--- INSTRUCTIONS TO FOLLOW ---
Set down all of the data that follows word for word, without the images.

* * * *

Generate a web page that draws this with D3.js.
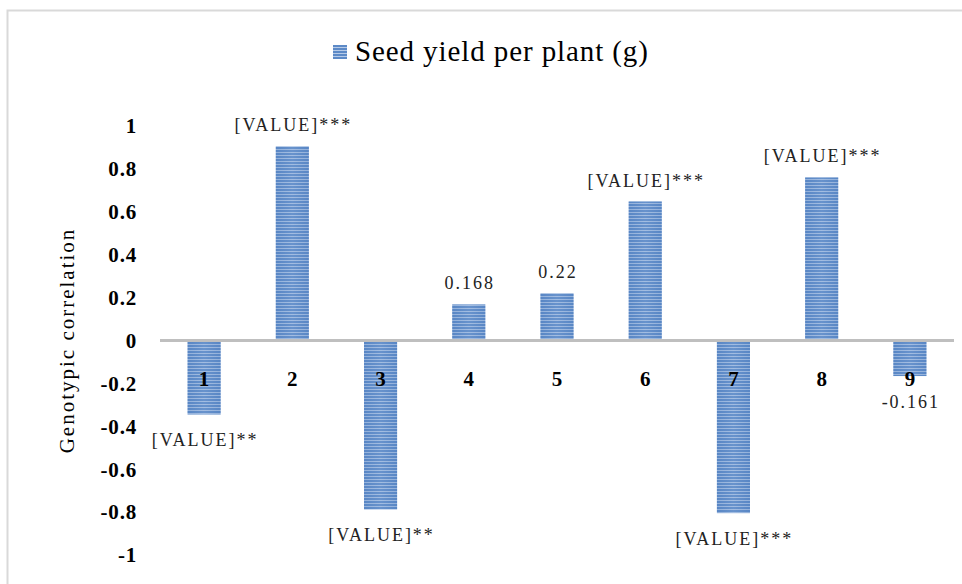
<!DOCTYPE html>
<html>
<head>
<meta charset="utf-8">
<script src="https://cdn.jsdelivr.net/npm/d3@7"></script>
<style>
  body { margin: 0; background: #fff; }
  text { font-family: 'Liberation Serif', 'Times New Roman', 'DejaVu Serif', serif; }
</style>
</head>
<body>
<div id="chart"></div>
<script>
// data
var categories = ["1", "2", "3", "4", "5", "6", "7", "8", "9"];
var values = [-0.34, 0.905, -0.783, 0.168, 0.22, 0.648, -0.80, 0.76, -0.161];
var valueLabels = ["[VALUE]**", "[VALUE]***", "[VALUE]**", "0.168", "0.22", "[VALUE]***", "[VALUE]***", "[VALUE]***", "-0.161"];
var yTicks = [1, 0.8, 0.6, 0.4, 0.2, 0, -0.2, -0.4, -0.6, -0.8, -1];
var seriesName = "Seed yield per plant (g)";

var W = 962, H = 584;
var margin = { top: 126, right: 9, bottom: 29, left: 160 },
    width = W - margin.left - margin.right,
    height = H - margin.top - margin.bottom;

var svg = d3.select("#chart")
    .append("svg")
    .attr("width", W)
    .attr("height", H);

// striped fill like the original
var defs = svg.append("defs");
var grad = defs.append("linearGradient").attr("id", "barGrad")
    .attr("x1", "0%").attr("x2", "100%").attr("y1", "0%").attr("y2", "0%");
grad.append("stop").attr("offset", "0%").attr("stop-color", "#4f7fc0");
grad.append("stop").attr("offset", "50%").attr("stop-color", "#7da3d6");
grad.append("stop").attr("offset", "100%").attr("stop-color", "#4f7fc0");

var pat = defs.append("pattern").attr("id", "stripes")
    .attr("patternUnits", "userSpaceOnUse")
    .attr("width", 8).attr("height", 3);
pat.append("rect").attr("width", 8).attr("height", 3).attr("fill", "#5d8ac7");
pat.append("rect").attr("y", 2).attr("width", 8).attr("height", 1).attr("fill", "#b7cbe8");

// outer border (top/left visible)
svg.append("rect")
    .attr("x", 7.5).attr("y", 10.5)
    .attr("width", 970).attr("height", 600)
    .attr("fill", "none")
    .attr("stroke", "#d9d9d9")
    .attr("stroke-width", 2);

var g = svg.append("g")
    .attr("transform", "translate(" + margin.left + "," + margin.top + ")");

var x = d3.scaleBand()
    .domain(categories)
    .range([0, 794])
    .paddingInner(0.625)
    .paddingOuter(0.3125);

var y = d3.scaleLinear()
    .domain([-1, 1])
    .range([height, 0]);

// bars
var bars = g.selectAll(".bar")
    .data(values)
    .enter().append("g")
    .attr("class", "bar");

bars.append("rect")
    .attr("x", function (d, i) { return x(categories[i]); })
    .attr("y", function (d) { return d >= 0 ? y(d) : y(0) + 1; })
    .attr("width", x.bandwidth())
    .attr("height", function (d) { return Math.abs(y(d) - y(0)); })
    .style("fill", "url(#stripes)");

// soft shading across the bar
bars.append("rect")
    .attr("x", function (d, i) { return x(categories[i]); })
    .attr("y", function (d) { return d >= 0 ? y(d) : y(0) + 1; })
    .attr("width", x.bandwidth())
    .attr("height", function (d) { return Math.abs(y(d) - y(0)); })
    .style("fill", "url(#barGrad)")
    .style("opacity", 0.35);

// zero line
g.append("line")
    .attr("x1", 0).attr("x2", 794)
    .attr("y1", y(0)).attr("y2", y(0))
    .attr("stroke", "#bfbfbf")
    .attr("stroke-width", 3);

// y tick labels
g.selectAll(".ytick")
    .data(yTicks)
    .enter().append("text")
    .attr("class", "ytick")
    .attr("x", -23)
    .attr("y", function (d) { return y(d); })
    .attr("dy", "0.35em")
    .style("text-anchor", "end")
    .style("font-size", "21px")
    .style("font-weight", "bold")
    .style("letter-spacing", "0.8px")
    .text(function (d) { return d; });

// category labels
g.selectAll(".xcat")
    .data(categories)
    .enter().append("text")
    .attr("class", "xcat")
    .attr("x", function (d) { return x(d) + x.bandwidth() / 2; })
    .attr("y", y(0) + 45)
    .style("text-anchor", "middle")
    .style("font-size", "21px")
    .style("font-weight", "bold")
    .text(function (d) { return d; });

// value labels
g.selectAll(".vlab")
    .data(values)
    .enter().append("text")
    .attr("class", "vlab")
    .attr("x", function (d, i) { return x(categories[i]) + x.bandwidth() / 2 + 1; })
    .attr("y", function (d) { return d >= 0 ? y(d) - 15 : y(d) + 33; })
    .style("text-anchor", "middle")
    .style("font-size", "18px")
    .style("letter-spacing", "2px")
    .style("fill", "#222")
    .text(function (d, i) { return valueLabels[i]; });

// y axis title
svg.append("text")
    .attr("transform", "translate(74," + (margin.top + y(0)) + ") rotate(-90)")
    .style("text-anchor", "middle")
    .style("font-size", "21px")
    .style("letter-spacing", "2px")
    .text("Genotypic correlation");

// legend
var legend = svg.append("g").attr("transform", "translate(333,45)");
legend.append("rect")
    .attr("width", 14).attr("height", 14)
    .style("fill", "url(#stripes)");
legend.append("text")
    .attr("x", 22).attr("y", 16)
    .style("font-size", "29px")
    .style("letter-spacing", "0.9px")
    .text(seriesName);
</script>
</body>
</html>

* * * *

--- EXERCISE ANSWER ---
Generate a web page that draws this with D3.js.
<!DOCTYPE html>
<html>
<head>
<meta charset="utf-8">
<script src="https://cdn.jsdelivr.net/npm/d3@7"></script>
<style>
  body { margin: 0; background: #fff; }
  text { font-family: 'Liberation Serif', 'Times New Roman', 'DejaVu Serif', serif; }
</style>
</head>
<body>
<div id="chart"></div>
<script>
// data
var categories = ["1", "2", "3", "4", "5", "6", "7", "8", "9"];
var values = [-0.34, 0.905, -0.783, 0.168, 0.22, 0.648, -0.80, 0.76, -0.161];
var valueLabels = ["[VALUE]**", "[VALUE]***", "[VALUE]**", "0.168", "0.22", "[VALUE]***", "[VALUE]***", "[VALUE]***", "-0.161"];
var yTicks = [1, 0.8, 0.6, 0.4, 0.2, 0, -0.2, -0.4, -0.6, -0.8, -1];
var seriesName = "Seed yield per plant (g)";

var W = 962, H = 584;
var margin = { top: 126, right: 9, bottom: 29, left: 160 },
    width = W - margin.left - margin.right,
    height = H - margin.top - margin.bottom;

var svg = d3.select("#chart")
    .append("svg")
    .attr("width", W)
    .attr("height", H);

// striped fill like the original
var defs = svg.append("defs");
var grad = defs.append("linearGradient").attr("id", "barGrad")
    .attr("x1", "0%").attr("x2", "100%").attr("y1", "0%").attr("y2", "0%");
grad.append("stop").attr("offset", "0%").attr("stop-color", "#4f7fc0");
grad.append("stop").attr("offset", "50%").attr("stop-color", "#7da3d6");
grad.append("stop").attr("offset", "100%").attr("stop-color", "#4f7fc0");

var pat = defs.append("pattern").attr("id", "stripes")
    .attr("patternUnits", "userSpaceOnUse")
    .attr("width", 8).attr("height", 3);
pat.append("rect").attr("width", 8).attr("height", 3).attr("fill", "#5d8ac7");
pat.append("rect").attr("y", 2).attr("width", 8).attr("height", 1).attr("fill", "#b7cbe8");

// outer border (top/left visible)
svg.append("rect")
    .attr("x", 7.5).attr("y", 10.5)
    .attr("width", 970).attr("height", 600)
    .attr("fill", "none")
    .attr("stroke", "#d9d9d9")
    .attr("stroke-width", 2);

var g = svg.append("g")
    .attr("transform", "translate(" + margin.left + "," + margin.top + ")");

var x = d3.scaleBand()
    .domain(categories)
    .range([0, 794])
    .paddingInner(0.625)
    .paddingOuter(0.3125);

var y = d3.scaleLinear()
    .domain([-1, 1])
    .range([height, 0]);

// bars
var bars = g.selectAll(".bar")
    .data(values)
    .enter().append("g")
    .attr("class", "bar");

bars.append("rect")
    .attr("x", function (d, i) { return x(categories[i]); })
    .attr("y", function (d) { return d >= 0 ? y(d) : y(0) + 1; })
    .attr("width", x.bandwidth())
    .attr("height", function (d) { return Math.abs(y(d) - y(0)); })
    .style("fill", "url(#stripes)");

// soft shading across the bar
bars.append("rect")
    .attr("x", function (d, i) { return x(categories[i]); })
    .attr("y", function (d) { return d >= 0 ? y(d) : y(0) + 1; })
    .attr("width", x.bandwidth())
    .attr("height", function (d) { return Math.abs(y(d) - y(0)); })
    .style("fill", "url(#barGrad)")
    .style("opacity", 0.35);

// zero line
g.append("line")
    .attr("x1", 0).attr("x2", 794)
    .attr("y1", y(0)).attr("y2", y(0))
    .attr("stroke", "#bfbfbf")
    .attr("stroke-width", 3);

// y tick labels
g.selectAll(".ytick")
    .data(yTicks)
    .enter().append("text")
    .attr("class", "ytick")
    .attr("x", -23)
    .attr("y", function (d) { return y(d); })
    .attr("dy", "0.35em")
    .style("text-anchor", "end")
    .style("font-size", "21px")
    .style("font-weight", "bold")
    .style("letter-spacing", "0.8px")
    .text(function (d) { return d; });

// category labels
g.selectAll(".xcat")
    .data(categories)
    .enter().append("text")
    .attr("class", "xcat")
    .attr("x", function (d) { return x(d) + x.bandwidth() / 2; })
    .attr("y", y(0) + 45)
    .style("text-anchor", "middle")
    .style("font-size", "21px")
    .style("font-weight", "bold")
    .text(function (d) { return d; });

// value labels
g.selectAll(".vlab")
    .data(values)
    .enter().append("text")
    .attr("class", "vlab")
    .attr("x", function (d, i) { return x(categories[i]) + x.bandwidth() / 2 + 1; })
    .attr("y", function (d) { return d >= 0 ? y(d) - 15 : y(d) + 33; })
    .style("text-anchor", "middle")
    .style("font-size", "18px")
    .style("letter-spacing", "2px")
    .style("fill", "#222")
    .text(function (d, i) { return valueLabels[i]; });

// y axis title
svg.append("text")
    .attr("transform", "translate(74," + (margin.top + y(0)) + ") rotate(-90)")
    .style("text-anchor", "middle")
    .style("font-size", "21px")
    .style("letter-spacing", "2px")
    .text("Genotypic correlation");

// legend
var legend = svg.append("g").attr("transform", "translate(333,45)");
legend.append("rect")
    .attr("width", 14).attr("height", 14)
    .style("fill", "url(#stripes)");
legend.append("text")
    .attr("x", 22).attr("y", 16)
    .style("font-size", "29px")
    .style("letter-spacing", "0.9px")
    .text(seriesName);
</script>
</body>
</html>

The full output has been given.